The unions that represent Disney employees are urging workers to vote to reject Disney’s most recent wage offer in ongoing contract negotiations, saying the proposal does not raise employee pay by enough.
Workers will vote on the contract proposal next week, with the results expected late on Feb. 3. The unions and Disney will return to the bargaining table if workers reject the proposal, as the union expects will occur.
Members of the Service Trades Council Union, which represent about 45,000 workers at Walt Disney World, have been negotiating a new contract with Disney since Aug. 24. The previous deal expired Oct. 1.
Disney presented the unions with this proposal on Jan. 9, said Matt Hollis, president of the Service Trades Council Union.
Union leaders have emphasized the need for raises, saying Disney’s current starting wage of $15 an hour is not enough for workers to live on in Orlando as the cost of living increases. A November union report found a single worker without children would need to earn at least $18 an hour to afford basic needs, though it noted “most workers need to make much more than that to cover their necessities.”
In negotiations with the unions, Disney World leaders have proposed to gradually increase starting pay to $20 an hour over the next five years. Certain roles, like housekeepers, bus drivers and culinary positions, would start at $20 under the proposal.
“This very strong offer provides our Cast Members with a nearly 10% average increase immediately and guaranteed raises for the next four years with every single non-tipped Cast Member promised at least a $20 starting wage during the contract, and the majority seeing a 33% to 46% increase during that time,” Disney spokeswoman Andrea Finger said in a statement.
Disney said its offer would raise the wages of around 13,800 full-time, non-tipped employees by more than $1 in the contract’s first year. The proposal is retroactive to October 2022, meaning Disney’s wages would continue to outpace Florida’s minimum wage by at least $5 each year, according to the company.
Other benefits in the proposed contract include eight weeks of paid child-bonding time for full-time employees with at least a year of service and an additional 401(k) option.
Hollis said Disney’s wages have been higher than Florida’s minimum wage for years because employees perform a variety of tasks and are held to famously high standards. Comparing the two is “absurd,” he said.
Disney’s pay was above the area’s living wage prior to the COVID-19 pandemic, Hollis said, but the rising cost of living has erased the gains workers won in 2018.
“And while it is true that some workers would receive an initial increase of more than $1, the fact is that under Disney’s current offer, an overwhelming majority of the STCU workers — over 30,000 of the 45,000 — would receive only the initial increase of $1,” he said during a press conference Friday.
“And the job classifications that are slated to receive more than the initial $1 increase are those which the company currently has difficulty hiring or retaining employees, for various reasons,” he continued.
Earlier this week, Sodexo food service and concessions workers at the Orange County Convention Center voted to approve a contract that will increase all non-tipped workers’ wages to $18 an hour by August, making them the first hospitality workers in Orlando to reach that pay rate.

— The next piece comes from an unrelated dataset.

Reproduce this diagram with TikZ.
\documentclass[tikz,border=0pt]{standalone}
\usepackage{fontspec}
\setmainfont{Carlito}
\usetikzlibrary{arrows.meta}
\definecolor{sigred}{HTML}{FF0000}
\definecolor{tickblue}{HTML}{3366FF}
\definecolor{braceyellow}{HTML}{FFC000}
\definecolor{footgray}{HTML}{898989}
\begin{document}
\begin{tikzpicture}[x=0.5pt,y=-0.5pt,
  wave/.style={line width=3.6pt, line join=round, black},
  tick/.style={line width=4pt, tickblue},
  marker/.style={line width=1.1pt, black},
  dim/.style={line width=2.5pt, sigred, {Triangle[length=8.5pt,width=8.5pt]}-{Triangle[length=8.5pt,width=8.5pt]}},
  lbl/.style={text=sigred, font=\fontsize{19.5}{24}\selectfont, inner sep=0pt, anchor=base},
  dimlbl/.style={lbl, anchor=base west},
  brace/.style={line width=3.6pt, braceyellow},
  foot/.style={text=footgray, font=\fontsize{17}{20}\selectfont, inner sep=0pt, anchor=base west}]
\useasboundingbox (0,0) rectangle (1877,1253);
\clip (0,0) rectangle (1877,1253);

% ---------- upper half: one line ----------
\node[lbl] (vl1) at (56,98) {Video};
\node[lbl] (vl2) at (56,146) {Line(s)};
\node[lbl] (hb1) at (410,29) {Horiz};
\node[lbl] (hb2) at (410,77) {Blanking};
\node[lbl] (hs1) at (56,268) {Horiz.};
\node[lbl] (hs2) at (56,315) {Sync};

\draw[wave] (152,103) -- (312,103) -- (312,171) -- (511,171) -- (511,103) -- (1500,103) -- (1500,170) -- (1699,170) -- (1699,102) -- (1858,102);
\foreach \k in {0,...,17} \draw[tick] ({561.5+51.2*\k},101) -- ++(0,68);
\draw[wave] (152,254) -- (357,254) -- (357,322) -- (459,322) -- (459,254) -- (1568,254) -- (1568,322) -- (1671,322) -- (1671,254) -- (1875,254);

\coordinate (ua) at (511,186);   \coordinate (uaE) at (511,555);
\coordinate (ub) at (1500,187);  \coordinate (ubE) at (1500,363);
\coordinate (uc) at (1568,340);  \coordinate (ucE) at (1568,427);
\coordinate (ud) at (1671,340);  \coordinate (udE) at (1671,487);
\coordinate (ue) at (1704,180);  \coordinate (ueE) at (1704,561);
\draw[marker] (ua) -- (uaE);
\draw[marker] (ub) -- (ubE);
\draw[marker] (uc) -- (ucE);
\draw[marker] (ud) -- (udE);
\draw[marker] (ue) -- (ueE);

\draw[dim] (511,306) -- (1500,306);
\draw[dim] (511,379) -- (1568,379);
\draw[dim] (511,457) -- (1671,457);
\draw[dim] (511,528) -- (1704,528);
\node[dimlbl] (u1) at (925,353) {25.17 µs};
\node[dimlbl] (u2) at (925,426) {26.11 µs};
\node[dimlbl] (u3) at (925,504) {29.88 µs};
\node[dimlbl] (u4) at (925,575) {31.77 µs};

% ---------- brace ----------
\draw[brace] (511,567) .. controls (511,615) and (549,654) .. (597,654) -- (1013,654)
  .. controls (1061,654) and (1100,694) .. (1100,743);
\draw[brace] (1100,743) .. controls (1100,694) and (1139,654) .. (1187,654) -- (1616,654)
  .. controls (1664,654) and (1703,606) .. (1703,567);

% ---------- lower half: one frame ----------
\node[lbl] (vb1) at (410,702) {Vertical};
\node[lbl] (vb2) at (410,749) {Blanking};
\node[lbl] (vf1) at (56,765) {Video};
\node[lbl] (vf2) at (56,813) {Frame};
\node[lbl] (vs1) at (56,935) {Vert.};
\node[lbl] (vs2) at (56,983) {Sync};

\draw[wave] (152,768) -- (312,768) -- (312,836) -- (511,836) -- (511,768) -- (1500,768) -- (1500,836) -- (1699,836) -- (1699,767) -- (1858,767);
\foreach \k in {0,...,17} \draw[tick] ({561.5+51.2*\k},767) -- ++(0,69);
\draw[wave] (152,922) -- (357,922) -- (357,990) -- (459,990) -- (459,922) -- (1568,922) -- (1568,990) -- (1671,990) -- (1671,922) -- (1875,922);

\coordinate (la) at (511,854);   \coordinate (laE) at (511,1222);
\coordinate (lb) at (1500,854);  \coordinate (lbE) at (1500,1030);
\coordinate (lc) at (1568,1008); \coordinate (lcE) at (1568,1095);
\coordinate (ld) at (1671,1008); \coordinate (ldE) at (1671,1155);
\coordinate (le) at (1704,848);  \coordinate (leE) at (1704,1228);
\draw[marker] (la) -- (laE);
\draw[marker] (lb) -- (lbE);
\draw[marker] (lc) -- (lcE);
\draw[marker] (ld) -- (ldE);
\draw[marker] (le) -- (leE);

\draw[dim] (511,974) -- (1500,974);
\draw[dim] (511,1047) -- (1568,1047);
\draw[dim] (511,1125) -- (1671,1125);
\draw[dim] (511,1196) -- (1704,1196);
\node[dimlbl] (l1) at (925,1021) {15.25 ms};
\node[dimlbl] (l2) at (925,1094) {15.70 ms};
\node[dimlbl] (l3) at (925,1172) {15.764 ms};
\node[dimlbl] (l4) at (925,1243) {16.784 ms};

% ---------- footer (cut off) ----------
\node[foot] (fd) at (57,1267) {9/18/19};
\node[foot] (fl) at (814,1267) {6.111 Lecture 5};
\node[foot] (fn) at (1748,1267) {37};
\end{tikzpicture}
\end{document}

Bargaining committee leader Angie McKinnon said the negotiations set “a new standard for hospitality workers in Central Florida.”
Disney workers held a November rally in Kissimmee for better pay, holding signs with slogans such as “Full-time can’t buy diapers” and “Magic doesn’t pay the bills.”
There, Disney workers like recreation employee Amethyst Bennett and merchandise staff member Nicky Wilkins said they struggle to make ends meet earning $16.50 and $15 an hour.
At the time, 28-year-old Bennett said she and her husband, a Universal employee, could not afford formula and diapers for their 9-month-old daughter without the assistance of their parents, despite both working full-time.
Wilkins, 39, said she similarly depended on financial assistance from family members and knows of fellow Disney employees who have taken two to three jobs to make ends meet.
She shared her three-hour, one-way commute to Disney as part of the Orlando Sentinel’s 2019 series “Laborland,” which documented the struggles of Orlando’s low-wage hospitality workers.
“We’re paying over $2,000 in rent. You want to give us a dollar more? The cost of living is expensive,” she said in November.